The Tax Foundation has a post that is interesting for two reasons. The first is that it outlines the absurdity of certain Democrats’ ideas about the energy industry and the second is that it points out the shenanigans of (D-PA) Rep. Paul Kanjorski, a person who I believe was instrumental in sparking some of the myths about Enron. The post:
The current high price of gas has led to a lot of crazy proposals from gas tax holidays to creating a tax deduction based upon energy consumption. But Rep. Paul Kanjorski’s (D-PA) may top them all in terms of its stupidity. From the Times Leader, Kanjorski’s plan would do the following:
• H.R. 5800 would tax industries’ windfall profits.
• The bill would set up a Reasonable Profits Board to determine when these companies’ profits are in excess, and then tax them on those windfall profits.
• As oil and gas companies’ windfall profits increase, so would the tax rate for those companies.
• Kanjorski said his legislation will encourage oil companies to lower prices to prevent them from receiving higher tax rates.
While Hillary Clinton may have failed ECON 101 along with John McCain, it appears as if Kanjorski may been enrolled in Marxism 450 at the time. In all honesty, nationalization of the oil industry (i.e. Venezuela) may be better than Kanjorski’s ridiculous proposal.
One can make a case for taxing that portion of the return to capital that comes from economic rents, but Kanjorski has probably never even heard the term. An economist who backed such a tax would understand that such a tax is not going to lead to lower prices at the pump, just as economists are setting the record straight on the current gas tax holiday gimmick. Furthermore, the justification for taxing economic rents would apply to all sectors, not just petroleum.
This post gave me some much needed insight into the thinking of this man, though I don’t like what I see. His idea that some companies should have “reasonable profits” and that he’s just the man to decide what a “reasonable profit” might be is downright horrifying – it shows he’s a socialist. Then of course, he’d tax the overperformance of the company – which shows he has no idea how to run a lemonade stand, much less a complex corporation.

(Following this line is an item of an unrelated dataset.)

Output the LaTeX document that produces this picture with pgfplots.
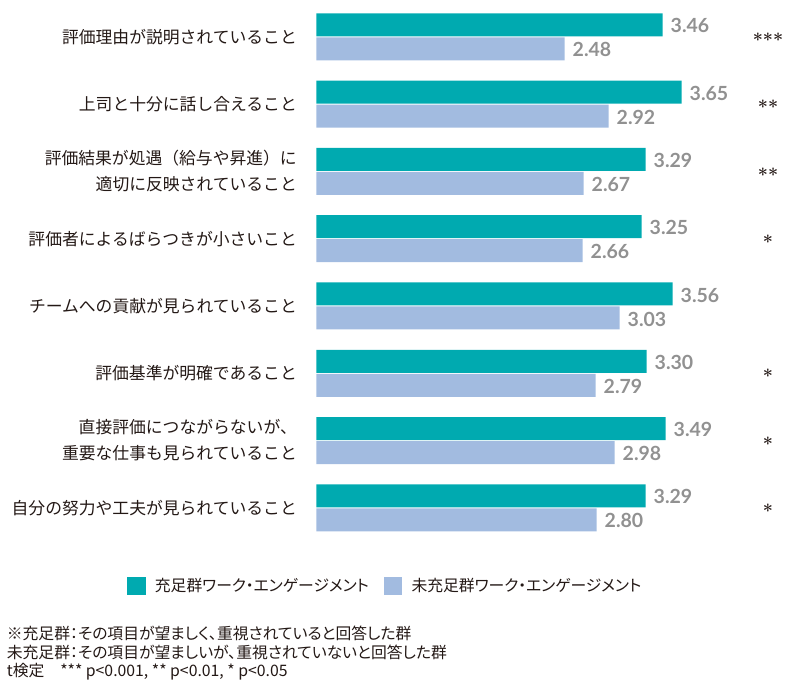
\documentclass[border=0pt]{standalone}
\usepackage{fontspec}
\usepackage{pgfplots}
\pgfplotsset{compat=1.18}
\newfontfamily\jp{Noto Sans CJK JP}
\newfontfamily\jpp{Noto Sans CJK JP}[RawFeature=+palt]
\newfontfamily\numfont{Lato}
\definecolor{teal1}{RGB}{0,170,176}
\definecolor{blue1}{RGB}{162,187,224}
\definecolor{valgray}{RGB}{145,145,145}
\definecolor{txt}{RGB}{35,24,21}
\begin{document}
\begin{tikzpicture}
\useasboundingbox (0,0) rectangle (790pt,693pt);
\begin{axis}[
  at={(316.5pt,151.5pt)}, anchor=south west,
  scale only axis, width=450pt, height=538.3pt,
  xbar, bar width=23pt,
  xmin=0, xmax=4.5, ymin=-0.5, ymax=7.5,
  axis line style={draw=none}, tick style={draw=none}, major tick length=0pt,
  xtick=\empty, ytick={0,...,7},
  yticklabels={自分の努力や工夫が見られていること, {直接評価につながらないが、\\重要な仕事も見られていること}, 評価基準が明確であること, チームへの貢献が見られていること, 評価者によるばらつきが小さいこと, {評価結果が処遇（給与や昇進）に\\適切に反映されていること}, 上司と十分に話し合えること, 評価理由が説明されていること},
  yticklabel style={align=right, font=\jp\fontsize{16.8}{26}\selectfont, text=txt, inner sep=0pt, xshift=-19.5pt},
  clip=false,
  nodes near coords={\pgfmathprintnumber[fixed,fixed zerofill,precision=2,assume math mode=true]{\pgfplotspointmeta}},
  nodes near coords align={horizontal},
  every node near coord/.append style={font=\numfont\bfseries\fontsize{19.5}{19.5}\selectfont, text=valgray, inner sep=0pt, xshift=8pt, yshift=-1pt},
  legend columns=2,
  legend image code/.code={\draw[#1,draw=none] (0pt,-9.15pt) rectangle (18.3pt,9.15pt);},
  legend style={at={(axis description cs:-0.4204,-0.0827)}, anchor=west, draw=none, inner sep=0pt, outer sep=0pt,
    font=\jpp\fontsize{15.8}{18}\selectfont, text=txt, nodes={inner sep=0pt},
    /tikz/every odd column/.append style={column sep=9.3pt},
    /tikz/every even column/.append style={column sep=15pt}},
]
\addplot[fill=teal1, draw=none, bar shift=12pt] coordinates {
  (3.29,0) (3.49,1) (3.30,2) (3.56,3) (3.25,4) (3.29,5) (3.65,6) (3.46,7)};
\addplot[fill=blue1, draw=none, bar shift=-12pt] coordinates {
  (2.80,0) (2.98,1) (2.79,2) (3.03,3) (2.66,4) (2.67,5) (2.92,6) (2.48,7)};
\legend{充足群ワーク・エンゲージメント, 未充足群ワーク・エンゲージメント}
\node[font=\bfseries\fontsize{18}{18}\selectfont, text=txt, anchor=base, yshift=-9.6pt] at (axis cs:4.515,7) {***};
\node[font=\bfseries\fontsize{18}{18}\selectfont, text=txt, anchor=base, yshift=-9.6pt] at (axis cs:4.515,6) {**};
\node[font=\bfseries\fontsize{18}{18}\selectfont, text=txt, anchor=base, yshift=-9.6pt] at (axis cs:4.515,5) {**};
\node[font=\bfseries\fontsize{18}{18}\selectfont, text=txt, anchor=base, yshift=-9.6pt] at (axis cs:4.515,4) {*};
\node[font=\bfseries\fontsize{18}{18}\selectfont, text=txt, anchor=base, yshift=-9.6pt] at (axis cs:4.515,2) {*};
\node[font=\bfseries\fontsize{18}{18}\selectfont, text=txt, anchor=base, yshift=-9.6pt] at (axis cs:4.515,1) {*};
\node[font=\bfseries\fontsize{18}{18}\selectfont, text=txt, anchor=base, yshift=-9.6pt] at (axis cs:4.515,0) {*};
\end{axis}
\node[anchor=west, font=\jpp\fontsize{15.8}{18}\selectfont, text=txt, inner sep=0pt] at (6.7pt,59.7pt) {※充足群：その項目が望ましく、重視されていると回答した群};
\node[anchor=west, font=\jpp\fontsize{15.8}{18}\selectfont, text=txt, inner sep=0pt] at (6.7pt,40.5pt) {未充足群：その項目が望ましいが、重視されていないと回答した群};
\node[anchor=west, font=\jpp\fontsize{15.8}{18}\selectfont, text=txt, inner sep=0pt] at (6.7pt,21.3pt) {t検定　*** p<0.001, ** p<0.01, * p<0.05};
\end{tikzpicture}
\end{document}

Marxism, thy name is Kanjorski.
But his wild ideas about the present energy situation isn’t the only reason to be suspicious of the Pennsylvania Democrat. His Enron connection suddenly makes much more sense. On the morning of December 12, just ten days after Enron filed bankruptcy, the first congressional hearing into Enron’s collapse began. Paul Kanjorski was one of the first to speak. “I would like to learn more about the serious financial harm done to thousands of Enron employees,” he said. He said there had been press reports that employees had been blocked from selling their shares in retirement plans as the company descended into bankruptcy. Kanjorski said, “Those hard working Americans had to watch helplessly while executives could apparently sell their stock and avoid financial pain.”
Whether he really saw it in press reports or he just assumed it, Kanjorski created one of the most controversial and pattently untrue myths about Enron.
As my link describes, the Enron retirement plan was changing administrators. Employees knew this. They had been prodded to make any changes since October of that year; this ‘lockout’ was planned, announced, expected, and understood by employees. Furthermore, Dr. Lay bought Enron stock during this time. [Jeff Skilling had already left the company.] It is important to also note that employees were actually benefited during the Enron retirement plan lockout. The deal with Dynegy had been announced and the stock price more than doubled in those days. When the time came to sell, many bought.
In light of Kanjorski’s generally anti-energy position it’s simple to see why he chose to misinterpret the events in those very turbulent days after the crash of Enron. Furthermore, those “hardworking people” who had to “watch helplessly” would, under his plan for the Reasonable Profits Board, be locked out of funds that would go to bonuses, higher salaries, or better insurance. Instead, he would be the “Enron player” in this scenario and the employees would still be shafted – only this time, its by the government (ie, Kanjorski) instead of by a corporation. Apparently employees losing money is not the problem. The problem is who is on the receiving end of that particular odious transaction.